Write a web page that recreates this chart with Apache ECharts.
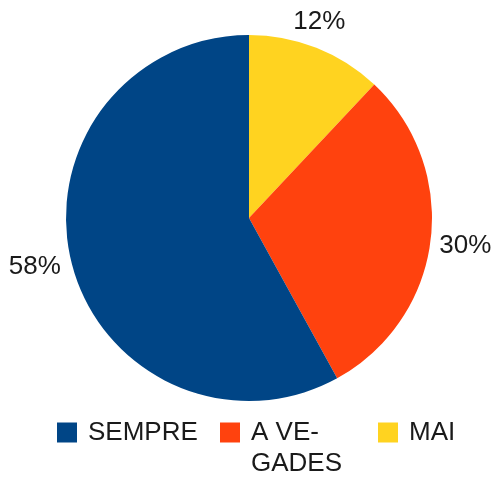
<!DOCTYPE html>
<html>
<head>
<meta charset="utf-8">
<script src="https://cdn.jsdelivr.net/npm/echarts@6/dist/echarts.min.js"></script>
<style>html,body{margin:0;padding:0;background:#fff;}#c{width:496px;height:477px;}</style>
</head>
<body>
<div id="c"></div>
<script>
const categories = ['MAI', 'A VEGADES', 'SEMPRE'];
const values = [12, 30, 58];
const legendOrder = ['SEMPRE', 'A VEGADES', 'MAI'];
const legendLabels = {'SEMPRE': 'SEMPRE', 'A VEGADES': ' \nA VE-\nGADES', 'MAI': 'MAI'};
const colors = ['#ffd320', '#ff420e', '#004586'];
const labelOffsets = {'MAI': [-10, 7], 'A VEGADES': [0, 1], 'SEMPRE': [-3, -5]};

const chart = echarts.init(document.getElementById('c'), null, {renderer: 'canvas'});
const data = categories.map((n, i) => ({name: n, value: values[i], itemStyle: {color: colors[i]}}));
const FONT = '"Liberation Sans", Arial, sans-serif';
const legendWidths = {'SEMPRE': 132, 'A VEGADES': 127, 'MAI': 60};
const option = {
  animation: false,
  backgroundColor: '#ffffff',
  legend: {
    orient: 'horizontal',
    left: 57,
    top: 386,
    padding: 0,
    itemGap: 0,
    itemWidth: 20,
    itemHeight: 20,
    icon: 'rect',
    selectedMode: false,
    textStyle: {fontFamily: FONT, fontSize: 26, color: '#1a1a1a', lineHeight: 31, padding: [0, 0, 0, 6]},
    data: legendOrder.map(n => ({name: n, textStyle: {width: legendWidths[n]}})),
    formatter: function (name) { return legendLabels[name]; }
  },
  series: [
    {
      type: 'pie',
      center: [249, 218],
      radius: [0, 183],
      startAngle: 90,
      clockwise: true,
      silent: true,
      label: {show: false},
      labelLine: {show: false},
      itemStyle: {borderWidth: 0},
      data: data
    },
    {
      type: 'pie',
      center: [249, 218],
      radius: [200, 230],
      startAngle: 90,
      clockwise: true,
      silent: true,
      itemStyle: {color: 'rgba(0,0,0,0)', borderWidth: 0},
      label: {show: true, position: 'inside', formatter: '{c}%', fontFamily: FONT, fontSize: 26, color: '#1a1a1a'},
      labelLine: {show: false},
      data: categories.map((n, i) => ({name: n, value: values[i], label: {offset: labelOffsets[n]}}))
    }
  ]
};
chart.setOption(option);
</script>
</body>
</html>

○ ○ ○

Quote all the lines above exactly as given. Do not include the pictures.

_Output for this exercise_
Write a web page that recreates this chart with Apache ECharts.
<!DOCTYPE html>
<html>
<head>
<meta charset="utf-8">
<script src="https://cdn.jsdelivr.net/npm/echarts@6/dist/echarts.min.js"></script>
<style>html,body{margin:0;padding:0;background:#fff;}#c{width:496px;height:477px;}</style>
</head>
<body>
<div id="c"></div>
<script>
const categories = ['MAI', 'A VEGADES', 'SEMPRE'];
const values = [12, 30, 58];
const legendOrder = ['SEMPRE', 'A VEGADES', 'MAI'];
const legendLabels = {'SEMPRE': 'SEMPRE', 'A VEGADES': ' \nA VE-\nGADES', 'MAI': 'MAI'};
const colors = ['#ffd320', '#ff420e', '#004586'];
const labelOffsets = {'MAI': [-10, 7], 'A VEGADES': [0, 1], 'SEMPRE': [-3, -5]};

const chart = echarts.init(document.getElementById('c'), null, {renderer: 'canvas'});
const data = categories.map((n, i) => ({name: n, value: values[i], itemStyle: {color: colors[i]}}));
const FONT = '"Liberation Sans", Arial, sans-serif';
const legendWidths = {'SEMPRE': 132, 'A VEGADES': 127, 'MAI': 60};
const option = {
  animation: false,
  backgroundColor: '#ffffff',
  legend: {
    orient: 'horizontal',
    left: 57,
    top: 386,
    padding: 0,
    itemGap: 0,
    itemWidth: 20,
    itemHeight: 20,
    icon: 'rect',
    selectedMode: false,
    textStyle: {fontFamily: FONT, fontSize: 26, color: '#1a1a1a', lineHeight: 31, padding: [0, 0, 0, 6]},
    data: legendOrder.map(n => ({name: n, textStyle: {width: legendWidths[n]}})),
    formatter: function (name) { return legendLabels[name]; }
  },
  series: [
    {
      type: 'pie',
      center: [249, 218],
      radius: [0, 183],
      startAngle: 90,
      clockwise: true,
      silent: true,
      label: {show: false},
      labelLine: {show: false},
      itemStyle: {borderWidth: 0},
      data: data
    },
    {
      type: 'pie',
      center: [249, 218],
      radius: [200, 230],
      startAngle: 90,
      clockwise: true,
      silent: true,
      itemStyle: {color: 'rgba(0,0,0,0)', borderWidth: 0},
      label: {show: true, position: 'inside', formatter: '{c}%', fontFamily: FONT, fontSize: 26, color: '#1a1a1a'},
      labelLine: {show: false},
      data: categories.map((n, i) => ({name: n, value: values[i], label: {offset: labelOffsets[n]}}))
    }
  ]
};
chart.setOption(option);
</script>
</body>
</html>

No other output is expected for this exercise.